In Brooks Furniture, the Federal Circuit held that a case may be deemed “exceptional” under § 285 only in two limited circumstances: (1) when there has been some material, inappropriate conduct, or (2) when the litigation is both brought in subjective bad faith and is objectively baseless. The district court found that Octane could show neither that ICON’s claim was objectively baseless nor that ICON had brought it in subjective bad faith. Rather the district court found that ICON’s unsuccessful claims were neither “frivolous” nor “objectively baseless” and found no subjective bad faith on ICON’s part. On appeal, the Federal Circuit rejected Octane’s argument that the district court had “applied an overly restrictive standard in refusing to find the case exceptional under §285”and declined to “revisit the settled [Brooks Furniture] standard for exceptionality.” The Supreme Court granted certiorari to review the Brooks Furniture standard (IP Update, Vol. 16, No. 10).
In reviewing the history of § 285, the Supreme Court explained that prior to 1946, the Patent Act did not authorize the awarding of attorneys’ fees to the prevailing party in patent litigation. Under the so-called “American Rule,” each litigant paid for their own attorneys’ fees whether they won or lost the case. In 1946, Congress added a fee-shifting provision to the Patent Act, which provided that a court “may in its discretion award reasonable attorney’s fees to the prevailing party upon the entry of judgment in any patent case.” Still later, as part of the Patent Act of 1952, the provision in the 1948 Act was amended and re-codified as § 285, still in effect today: “The court in exceptional cases may award reasonable attorney fees to the prevailing party” (emphasis added).
As Justice Sotomayor explained, the addition of the word “exceptional” was not intended to change the scope of the 1946 amendment. The Supreme Court found that the text of the 1952 statute was “patently clear,” and stated that the only constraint on a district court’s discretion to award attorneys’ fees in patent litigation is that the power is reserved for “exceptional” cases. Because the Patent Act does not define “exceptional,” the Supreme Court assigned the term its ordinary meaning, looking to dictionaries and analogous statutes, and concluded that an “exceptional” case is “simply one that stands out from others with respect to the substantive strength of a party’s litigating position (considering both the governing law and the facts of the case) or the unreasonable manner in which the case was litigated.” The court also concluded that district courts may determine whether a case is “exceptional” in a case-by-case exercise of their discretion considering the totality of the circumstances.

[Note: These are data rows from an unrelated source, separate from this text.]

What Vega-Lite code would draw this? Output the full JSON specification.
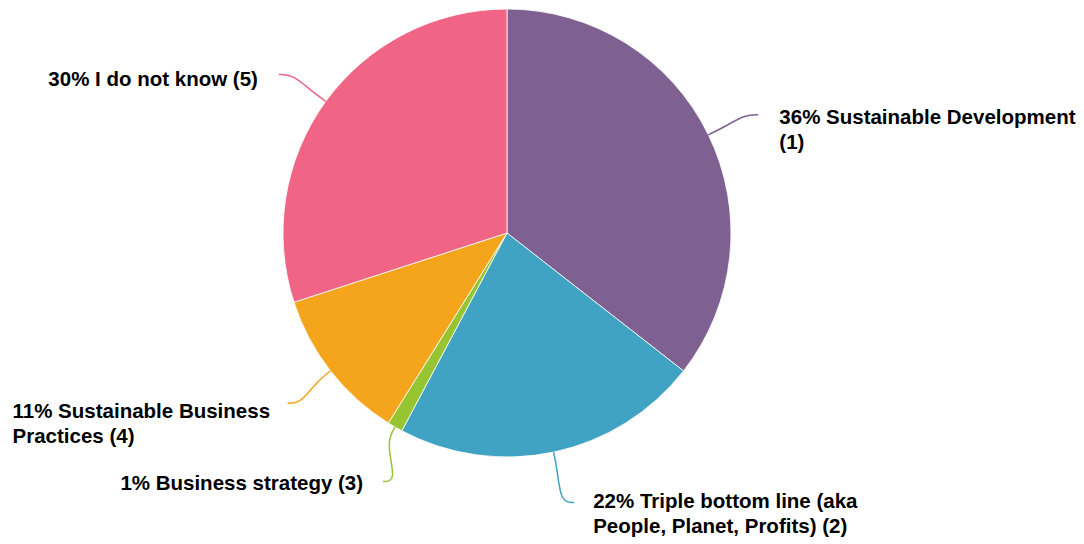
{
  "$schema": "https://vega.github.io/schema/vega-lite/v6.json",
  "width": 1014,
  "height": 466,
  "autosize": "none",
  "padding": {"left": 0, "top": 0, "right": 70, "bottom": 78},
  "background": "white",
  "config": {"view": {"stroke": null}},
  "data": {
    "values": [
      {"code": 1, "value": 32, "label": "36% Sustainable Development\n(1)"},
      {"code": 2, "value": 20, "label": "22% Triple bottom line (aka\nPeople, Planet, Profits) (2)"},
      {"code": 3, "value": 1, "label": "1% Business strategy (3)"},
      {"code": 4, "value": 10, "label": "11% Sustainable Business\nPractices (4)"},
      {"code": 5, "value": 27, "label": "30% I do not know (5)"}
    ]
  },
  "transform": [
    {"joinaggregate": [{"op": "sum", "field": "value", "as": "total"}]},
    {"window": [{"op": "sum", "field": "value", "as": "cum"}], "sort": [{"field": "code", "order": "ascending"}], "frame": [null, 0]},
    {"calculate": "2*PI*(datum.cum - datum.value/2)/datum.total", "as": "a0"},
    {"calculate": "datum.a0 + PI/180*(datum.code==1 ? 0.8 : datum.code==2 ? -2 : datum.code==3 ? -3.5 : datum.code==4 ? 0.2 : -1.2)", "as": "a1"},
    {"calculate": "1.24*sin(datum.a1)", "as": "xe"},
    {"calculate": "1.24*cos(datum.a1)", "as": "ye"}
  ],
  "layer": [
    {
      "mark": {"type": "arc", "outerRadius": 224, "stroke": "#ffffff", "strokeWidth": 0.8},
      "encoding": {
        "theta": {"field": "value", "type": "quantitative", "stack": true},
        "order": {"field": "code", "type": "quantitative", "sort": "ascending"},
        "color": {"field": "code", "type": "nominal", "scale": {"domain": [1, 2, 3, 4, 5], "range": ["#7E6190", "#40A3C3", "#97C532", "#F4A51C", "#F06486"]}, "legend": null}
      }
    },
    {
      "transform": [
        {"calculate": "[0,1,2,3]", "as": "k"},
        {"flatten": ["k"]},
        {"calculate": "datum.xe > 0 ? 1 : -1", "as": "s"},
        {"calculate": "datum.k==0 ? sin(datum.a0) : datum.k==1 ? 1.08*sin(datum.a0) : datum.k==2 ? datum.xe - datum.s*0.06 : datum.xe", "as": "px"},
        {"calculate": "datum.k==0 ? cos(datum.a0) : datum.k==1 ? 1.08*cos(datum.a0) : datum.ye", "as": "py"}
      ],
      "mark": {"type": "line", "interpolate": "basis", "strokeWidth": 1.5},
      "encoding": {
        "x": {"field": "px", "type": "quantitative", "scale": {"domain": [-2.2634, 2.2634], "nice": false, "zero": false}, "axis": null},
        "y": {"field": "py", "type": "quantitative", "scale": {"domain": [-1.0402, 1.0402], "nice": false, "zero": false}, "axis": null},
        "detail": {"field": "code", "type": "nominal"},
        "order": {"field": "k", "type": "quantitative"},
        "color": {"field": "code", "type": "nominal", "legend": null}
      }
    },
    {
      "transform": [{"filter": "datum.code==1"}],
      "mark": {"type": "text", "align": "left", "baseline": "alphabetic", "dx": 21, "dy": 9, "lineBreak": "\n", "lineHeight": 25, "font": "Liberation Sans", "fontWeight": "bold", "fontSize": 20.5, "color": "#000000"},
      "encoding": {
        "x": {"field": "xe", "type": "quantitative", "scale": {"domain": [-2.2634, 2.2634], "nice": false, "zero": false}, "axis": null},
        "y": {"field": "ye", "type": "quantitative", "scale": {"domain": [-1.0402, 1.0402], "nice": false, "zero": false}, "axis": null},
        "text": {"field": "label", "type": "nominal"}
      }
    },
    {
      "transform": [{"filter": "datum.code==2"}],
      "mark": {"type": "text", "align": "left", "baseline": "alphabetic", "dx": 19, "dy": 5, "lineBreak": "\n", "lineHeight": 25, "font": "Liberation Sans", "fontWeight": "bold", "fontSize": 20.5, "color": "#000000"},
      "encoding": {
        "x": {"field": "xe", "type": "quantitative", "scale": {"domain": [-2.2634, 2.2634], "nice": false, "zero": false}, "axis": null},
        "y": {"field": "ye", "type": "quantitative", "scale": {"domain": [-1.0402, 1.0402], "nice": false, "zero": false}, "axis": null},
        "text": {"field": "label", "type": "nominal"}
      }
    },
    {
      "transform": [{"filter": "datum.code==3"}],
      "mark": {"type": "text", "align": "right", "baseline": "alphabetic", "dx": -20, "dy": 8, "lineBreak": "\n", "lineHeight": 25, "font": "Liberation Sans", "fontWeight": "bold", "fontSize": 20.5, "color": "#000000"},
      "encoding": {
        "x": {"field": "xe", "type": "quantitative", "scale": {"domain": [-2.2634, 2.2634], "nice": false, "zero": false}, "axis": null},
        "y": {"field": "ye", "type": "quantitative", "scale": {"domain": [-1.0402, 1.0402], "nice": false, "zero": false}, "axis": null},
        "text": {"field": "label", "type": "nominal"}
      }
    },
    {
      "transform": [{"filter": "datum.code==4"}],
      "mark": {"type": "text", "align": "left", "baseline": "alphabetic", "dx": -275, "dy": 15, "lineBreak": "\n", "lineHeight": 25, "font": "Liberation Sans", "fontWeight": "bold", "fontSize": 20.5, "color": "#000000"},
      "encoding": {
        "x": {"field": "xe", "type": "quantitative", "scale": {"domain": [-2.2634, 2.2634], "nice": false, "zero": false}, "axis": null},
        "y": {"field": "ye", "type": "quantitative", "scale": {"domain": [-1.0402, 1.0402], "nice": false, "zero": false}, "axis": null},
        "text": {"field": "label", "type": "nominal"}
      }
    },
    {
      "transform": [{"filter": "datum.code==5"}],
      "mark": {"type": "text", "align": "right", "baseline": "alphabetic", "dx": -21, "dy": 12, "lineBreak": "\n", "lineHeight": 25, "font": "Liberation Sans", "fontWeight": "bold", "fontSize": 20.5, "color": "#000000"},
      "encoding": {
        "x": {"field": "xe", "type": "quantitative", "scale": {"domain": [-2.2634, 2.2634], "nice": false, "zero": false}, "axis": null},
        "y": {"field": "ye", "type": "quantitative", "scale": {"domain": [-1.0402, 1.0402], "nice": false, "zero": false}, "axis": null},
        "text": {"field": "label", "type": "nominal"}
      }
    }
  ]
}
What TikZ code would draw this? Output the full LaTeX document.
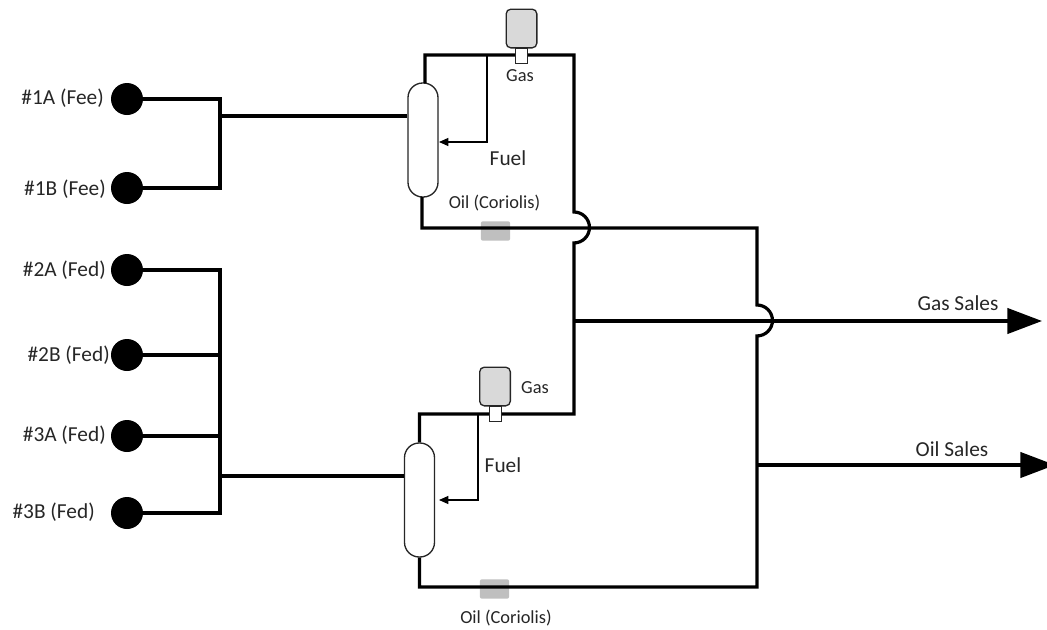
\documentclass[tikz,border=0pt]{standalone}
\usepackage{fontspec}
\setmainfont{Carlito}
\usepackage{tikz}
\usetikzlibrary{
    positioning,           % Relative positioning
    arrows.meta,           % Modern arrow tips
    backgrounds            % Background layers
}
\definecolor{GasGray}{RGB}{217, 217, 217}
\definecolor{MeterGray}{RGB}{191, 191, 191}
\definecolor{LabelBlack}{RGB}{38, 38, 38}
\tikzset{
    pipe/.style={line width=2.4pt, black},
    fuelline/.style={line width=0.9pt, black, -{Triangle[length=7pt, width=6pt]}},
    salesline/.style={line width=2.4pt, black, -{Triangle[length=26pt, width=19pt]}},
    wellhead/.style={circle, fill=black, inner sep=0pt, minimum size=24pt},
    vessel/.style={draw=black!85, line width=1pt, fill=white, rounded corners=11pt, inner sep=0pt, minimum width=22.5pt, minimum height=85.5pt},
    gasmeter/.style={draw=black!85, line width=1pt, fill=GasGray, rounded corners=3.5pt, inner sep=0pt, minimum width=23pt, minimum height=29pt},
    gasneck/.style={draw=black!85, line width=0.8pt, fill=white, inner sep=0pt, minimum width=9.5pt, minimum height=11pt},
    oilmeter/.style={fill=MeterGray, rounded corners=1.5pt, inner sep=0pt, minimum width=22pt, minimum height=14.5pt},
    lbl/.style={text=LabelBlack, inner sep=0pt, font=\fontsize{16}{18}\selectfont},
    smalllbl/.style={text=LabelBlack, inner sep=0pt, font=\fontsize{13.8}{16}\selectfont}
}

\begin{document}
\begin{tikzpicture}[x=0.75pt, y=-0.75pt]
    \useasboundingbox (0, 0) rectangle (1047, 629);

    % Wellheads
    \node[wellhead] (wellOneA) at (127, 99) {};
    \node[wellhead] (wellOneB) at (127, 188) {};
    \node[wellhead] (wellTwoA) at (127, 270) {};
    \node[wellhead] (wellTwoB) at (127, 355) {};
    \node[wellhead] (wellThreeA) at (127, 436) {};
    \node[wellhead] (wellThreeB) at (127, 513) {};
    \node[lbl, anchor=east] (lblOneA) at (104, 98) {\#1A (Fee)};
    \node[lbl, anchor=east] (lblOneB) at (106, 189) {\#1B (Fee)};
    \node[lbl, anchor=east] (lblTwoA) at (106, 270) {\#2A (Fed)};
    \node[lbl, anchor=east] (lblTwoB) at (110, 355) {\#2B (Fed)};
    \node[lbl, anchor=east] (lblThreeA) at (106, 435) {\#3A (Fed)};
    \node[lbl, anchor=east] (lblThreeB) at (95, 512) {\#3B (Fed)};

    % Meters under the oil lines
    \node[oilmeter] (oilMeterOne) at (495.5, 231) {};
    \node[oilmeter] (oilMeterTwo) at (494.5, 589) {};

    % Upper separator
    \node[vessel] (vesselOne) at (423, 140) {};
    \node[gasmeter] (gasMeterOne) at (521.5, 28.5) {};
    \node[gasneck] (gasNeckOne) at (521.5, 56) {};
    \node[smalllbl] (gasLblOne) at (520, 76) {Gas};
    \node[lbl] (fuelLblOne) at (508, 158) {Fuel};
    \node[smalllbl] (oilLblOne) at (494.5, 203) {Oil (Coriolis)};

    % Lower separator
    \node[vessel] (vesselTwo) at (419.5, 500) {};
    \node[gasmeter] (gasMeterTwo) at (495, 386.5) {};
    \node[gasneck] (gasNeckTwo) at (495.5, 414) {};
    \node[smalllbl] (gasLblTwo) at (535, 388) {Gas};
    \node[lbl] (fuelLblTwo) at (503, 465) {Fuel};
    \node[smalllbl] (oilLblTwo) at (506, 618) {Oil (Coriolis)};

    % Sales labels
    \node[lbl] (gasSalesLbl) at (958, 303) {Gas Sales};
    \node[lbl] (oilSalesLbl) at (952, 449) {Oil Sales};

    % Junctions and line ends
    \coordinate (headerOneTop) at (220, 99);
    \coordinate (headerOneBot) at (220, 188);
    \coordinate (headerOneOut) at (220, 116);
    \coordinate (headerTwoTop) at (220, 270);
    \coordinate (headerTwoMid) at (220, 355);
    \coordinate (headerTwoLow) at (218, 436);
    \coordinate (headerTwoBot) at (220, 513);
    \coordinate (headerTwoOut) at (220, 476);
    \coordinate (vesselOneTop) at (425, 83);
    \coordinate (vesselOneBot) at (422, 197);
    \coordinate (gasOneCorner) at (574, 55);
    \coordinate (gasOneHop) at (574, 212);
    \coordinate (gasTwoHop) at (574, 243);
    \coordinate (gasTie) at (575, 321);
    \coordinate (gasTwoCorner) at (574, 414);
    \coordinate (oilOneCorner) at (757, 228);
    \coordinate (oilHopTop) at (757, 305);
    \coordinate (oilHopBot) at (757, 337);
    \coordinate (oilTwoCorner) at (757, 587);
    \coordinate (oilTie) at (757, 465);
    \coordinate (gasSalesEnd) at (1042, 321);
    \coordinate (oilSalesEnd) at (1055, 465);
    \coordinate (fuelOneTap) at (487, 55);
    \coordinate (fuelOneIn) at (439, 142);
    \coordinate (fuelTwoTap) at (478, 414);
    \coordinate (fuelTwoIn) at (439, 500);

    % Inlet headers
    \draw[pipe] (wellOneA) -- (headerOneTop) -- (headerOneBot) -- (wellOneB);
    \draw[pipe] (headerOneOut) -- (headerOneOut -| vesselOne.west);
    \draw[pipe] (wellTwoA) -- (headerTwoTop) -- (headerTwoBot) -- (wellThreeB);
    \draw[pipe] (wellTwoB) -- (headerTwoMid);
    \draw[pipe] (wellThreeA) -- (headerTwoLow);
    \draw[pipe] (headerTwoOut) -- (headerTwoOut -| vesselTwo.west);

    % Gas side
    \draw[pipe] (vesselOneTop) |- (gasOneCorner) -- (gasOneHop)
        arc[start angle=90, end angle=-90, radius=11.6pt] -- (gasTwoCorner) -| (vesselTwo.north);
    \draw[pipe] (gasTie) -- (oilHopTop |- gasTie);
    \draw[salesline] (oilHopTop |- gasTie) -- (gasSalesEnd);

    % Oil side
    \draw[pipe] (vesselOneBot) |- (oilOneCorner) -- (oilHopTop)
        arc[start angle=90, end angle=-90, radius=11.6pt] -- (oilTwoCorner) -| (vesselTwo.south);
    \draw[salesline] (oilTie) -- (oilSalesEnd);

    % Fuel takeoffs
    \draw[fuelline] (fuelOneTap) |- (fuelOneIn);
    \draw[fuelline] (fuelTwoTap) |- (fuelTwoIn);

    % Necks sit over the gas lines
    \node[gasneck] at (gasNeckOne) {};
    \node[gasneck] at (gasNeckTwo) {};
\end{tikzpicture}
\end{document}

The Supreme Court rejected the litigation misconduct portion of the Brooks Furniture standard as too restrictive because it appeared to apply only to independently sanctionable conduct. The court explained that “sanctionable conduct” is not the appropriate benchmark. Rather, a district court may award fees in the rare case in which a party’s unreasonable conduct is “exceptional” enough to justify an award of fees even if the conduct is not sanctionable. The Supreme Court also found that the second prong of the Brooks Furniture standard, requiring a finding that the litigation was objectively baseless and that the claims were brought in subjective bad faith, to be unduly restrictive. The court found that a case presenting either subjective bad faith or “exceptionally meritless claims” may suffice for a finding of an exceptional case.
The Supreme Court concluded that “Section 285 demands a simple discretionary inquiry; it imposes no specific evidentiary burden, much less such a high one.” In an aspect of the ruling that many will find as key, the court stated that the proof of an exceptional case is to be judged under the preponderance of the evidence standard, thereby exposing the parties to “share the risk of error in roughly equal fashion.”
Highmark, Inc. v. Allcare Health Management System, Inc.
The Federal Circuit’s “exceptional case” rulings in Highmark, Inc. v. Allcare Health Mgmt. Sys., Inc. are multifaceted (IP Update, Vol. 15, No. 9) and were the subject of sharp intra-panel divisions in connection with consideration of en banc review (IP Update, Vol. 16, No. 1). However, the issue presented on appeal to the Supreme Court was a relatively simple one: What is the appropriate standard of review for a determination regarding exceptional case by the district court? The Supreme Court concluded that its finding in Octane settled the Highmark case. Because § 285 commits the determination of whether a case is “exceptional” to the discretion of the district court, that decision is to be reviewed on appeal for abuse of discretion.
Justice Sotomayor explained that, traditionally, decisions based on “questions of law” are “reviewable de novo;” decisions based on “questions of fact” are “reviewable for clear error;” and decisions based on “matters of discretion” are “reviewable for ‘abuse of discretion’.” The court explained that the text of the statute “emphasizes the fact that the determination is for the district court,” which “suggests some deference to the district court upon appeal.” The Supreme Court explained that the district court “is better positioned” to decide whether a case is exceptional because it lives with the case over a prolonged period of time, and that the question of exceptionality is “multifarious and novel,” not susceptible to “useful generalization” of the sort that de novo review provides, and “likely to profit from the experience that an abuse-of-discretion rule will permit to develop.”
*Justice Scalia joined in the Octane Fitness opinion except as to footnotes 1–3.